You can add those subgroups to your main group for each spoke. For example, any user added to the finance_developer group will automatically gain access to the Finance folder, along with the model_set and permission_set defined in the role that is attached to that group. You’ve made it so that every new user only requires one group assignment to determine what they can access.
An additional note about access controls regarding multi-spoke developers -since development mode is instance-wide, a developer will not be able to be in dev mode in one project, and production in another. Therefore, developers will need dev access to spokes they have view access to, otherwise they will not be able to view data from those spokes while in dev mode (toggling out of dev mode fixes the issue for them, but is not a great experience). If you need spoke developers to be able to view content across many projects, you can implement git-level development access for each spoke, and give all developers the Looker role that allows them to develop in each spoke.
Step 6: Leverage the API
When managing a large scale Looker implementation, it becomes essential to familiarize yourself with the API and feel comfortable writing and executing simple scripts that make requests to the API.
Some examples of actions you’ll want to take regularly are:
- Cleanup: Move old dashboards to either the trash or a designated folder for old content.
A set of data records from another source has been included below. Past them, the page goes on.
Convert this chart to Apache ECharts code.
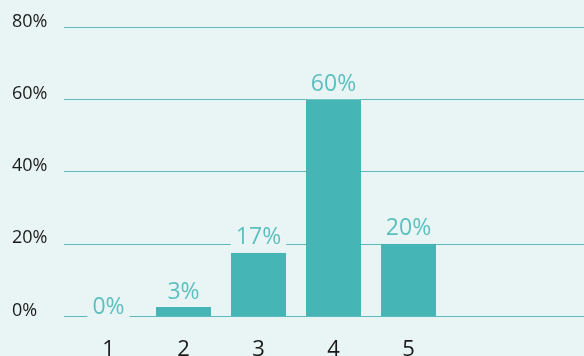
<!DOCTYPE html>
<html>
<head>
<meta charset="utf-8">
<script src="https://cdn.jsdelivr.net/npm/echarts@6/dist/echarts.min.js"></script>
<style>
html,body{margin:0;padding:0;background:#e9f5f5;}
#c{width:584px;height:356px;}
</style>
</head>
<body>
<div id="c"></div>
<script>
const categories = ['1', '2', '3', '4', '5', '', ''];
const values = [0, 2.5, 17.5, 60, 20];
const valueLabels = ['0%', '3%', '17%', '60%', '20%'];
const yTicks = [0, 20, 40, 60, 80];

const chart = echarts.init(document.getElementById('c'));
const font = 'Open Sans';
chart.setOption({
  backgroundColor: '#e9f5f5',
  animation: false,
  grid: [
    {left: 64, right: 0, top: 27, bottom: 40, outerBoundsMode: 'none', containLabel: false},
    {left: 71, width: 525, top: 27, bottom: 40, outerBoundsMode: 'none', containLabel: false}
  ],
  xAxis: [
    {gridIndex: 0, type: 'category', data: categories, show: false},
    {gridIndex: 1, type: 'category', data: categories,
     axisLine: {show: false}, axisTick: {show: false},
     axisLabel: {color: '#1a1a1a', fontSize: 22, fontFamily: font, margin: 23}}
  ],
  yAxis: [
    {gridIndex: 0, type: 'value', min: yTicks[0], max: yTicks[yTicks.length - 1], interval: 20,
     axisLine: {show: false}, axisTick: {show: false},
     axisLabel: {formatter: v => v + '%', color: '#1a1a1a', fontSize: 18, fontFamily: font,
                 align: 'left', margin: 52, verticalAlign: 'bottom', lineHeight: 11},
     splitLine: {lineStyle: {color: '#5cbaba', width: 1}}},
    {gridIndex: 1, type: 'value', min: yTicks[0], max: yTicks[yTicks.length - 1], show: false,
     splitLine: {show: false}}
  ],
  series: [{
    type: 'bar',
    xAxisIndex: 1, yAxisIndex: 1,
    data: values.map(v => v === 0 ? {value: v, label: {offset: [0, 6]}} : v),
    barWidth: 55,
    itemStyle: {color: '#45b5b5'},
    label: {
      show: true, position: 'top', distance: 0,
      formatter: p => valueLabels[p.dataIndex],
      color: '#5cbfbf', fontSize: 23, fontFamily: font,
      backgroundColor: '#e9f5f5', padding: [0, 5, 2, 5], lineHeight: 26
    }
  }]
});
</script>
</body>
</html>
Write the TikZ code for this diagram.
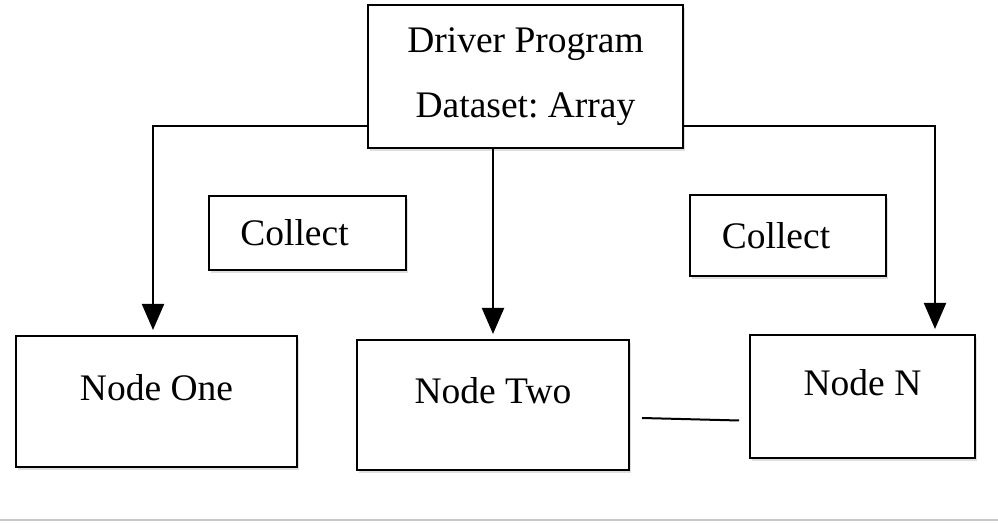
\documentclass[tikz,border=0pt]{standalone}
\usepackage{fontspec}
\setmainfont{Liberation Serif}
\usetikzlibrary{arrows.meta,shadows}

\begin{document}
\begin{tikzpicture}[x=1pt, y=1pt,
  box/.style={draw, line width=2pt, fill=white, inner sep=0pt,
    drop shadow={shadow xshift=2pt, shadow yshift=-3pt, opacity=0.25},
    font=\fontsize{37.5}{65}\selectfont, align=center},
  lowtext/.style={text depth=29pt},
  flow/.style={line width=2pt, -{Triangle[width=22pt,length=26pt]}, shorten >=5pt}]
  \useasboundingbox (0,0) rectangle (998,522);
  % driver
  \node[box, minimum width=315, minimum height=143] (driver) at (525.5,445.5) {Driver Program\\Dataset:\ Array};
  % collect labels (text sits a little left of centre)
  \node[box, minimum width=197, minimum height=74] (collectA) at (307.5,289) {Collect\hspace*{26pt}};
  \node[box, minimum width=196, minimum height=81] (collectB) at (788,286.5) {Collect\hspace*{24pt}};
  % worker nodes
  \node[box, lowtext, minimum width=281, minimum height=131] (one) at (156.5,120.5) {Node One};
  \node[box, lowtext, minimum width=272, minimum height=130] (two) at (493,117) {Node Two};
  \node[box, lowtext, minimum width=225, minimum height=123] (N) at (862.5,125.5) {Node N};
  % connectors
  \draw[flow] ([yshift=-50pt]driver.west) -| ([xshift=-3.5pt]one.north);
  \draw[flow] (two.north |- driver.south) -- (two.north);
  \draw[flow] ([yshift=-50pt]driver.east) -| ([xshift=72.5pt]N.north);
  \draw[line width=2pt] ([shift={(12pt,-13pt)}]two.east) -- ([shift={(-10pt,-24pt)}]N.west);
  % bottom rule
  \fill[black!22] (0,1) rectangle (998,3);
\end{tikzpicture}
\end{document}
You can create a report based off of the system_activity model that returns the dashboard_id for any dashboard that hasn’t been viewed in 6 months
- Add users in bulk: You may need to onboard a new spoke all at once, and if there are many members of that spoke, it will become much easier to leverage a script that adds those users for you than to manually add them via the UI.
- Disable users: As you continue to roll out the Looker platform, you’ll inevitably have users drop off (either by leaving the company or changing roles). It will pay off to have a script built that can disable users for you, either from a simple file of user_ids generated from the system_activity model, or by your own logic defined in your script.
- You may have groups of users that need access to multiple spokes. You can easily create a role that includes multiple model_sets and assign it to a new group. Or, you can create a model_set that include some or all models and assign it to a role/group.
- Looker offers SAML integration. I would recommend exploring authentication options to make granting initial access to users easier.
- Establish a process by which spoke developers can submit requests for getting a code change into the hub. It may be the case that a developer in a spoke project comes up with a better definition of a metric, or a more efficient way to write a derived table, and they should be able to voice their findings.
- You can create a generic project that all users have access to that will allow you to use the code from the hub and surface it via a set of explores. This project will function in the same way as a spoke — changes made to it will not be reflected in the hub — but it will allow the hub explores to surface without any spoke modifications.
- Feel free to enable the same git access control as the hub to prevent any other developers making changes to the code in that project.
Hopefully this helps you make the decision about whether or not to go down the road of implementing a hub and spoke architecture. I have personally found it very scalable and flexible, but it requires a diligent setup and constant maintenance going forward.